- Developer: Onbase Co.
- Publisher: Bomb
- Platform: Atari 2600
- Release: UK: 1983; DE: 1983; NA: 1983;
- Genre: Multidirectional shooter
- Mode: Single-player

= Great Escape (1983 video game) =

1983 video game

Great Escape for the Atari 2600

Great Escape is a multidirectional shooter published for the Atari 2600 in 1983. It was produced by Bomb, a line of video games from developer Onbase Co. based out of Asia. It received mixed-to-negative reviews from critics, with reviewers making comparisons with Defender and Asteroids.

==Gameplay==
The player controls a spaceship that can move in the four cardinal directions and destroy enemy ships and asteroids. A radar screen shows where adversaries may be located, and a "super-alien" will destroy the player if it appears on the same screen as the player's ship.
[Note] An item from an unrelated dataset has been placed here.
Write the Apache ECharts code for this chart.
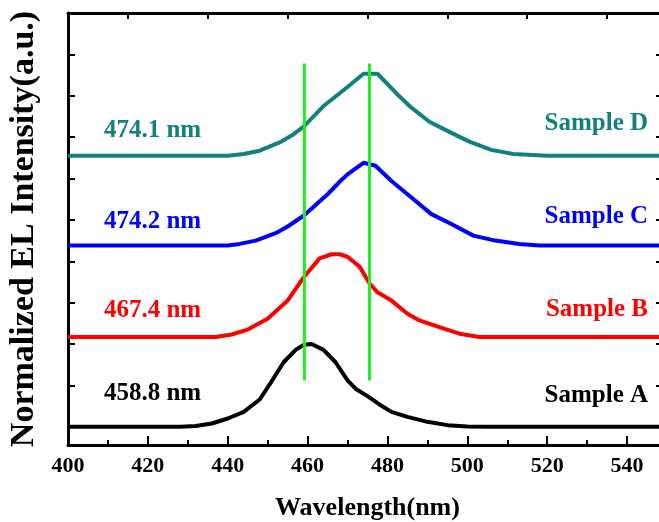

The game is single-player only.

==Reception==
TV Gamer magazine criticised the graphics, compared it negatively to other games from Bomb such as Assault, and described it as "without a doubt, one to avoid". Videogaming Illustrated compared it to Asteroids. German magazine TeleMatch gave it 3/6 overall, with 2/6 for gameplay but 4/6 for sound (6 being "worst").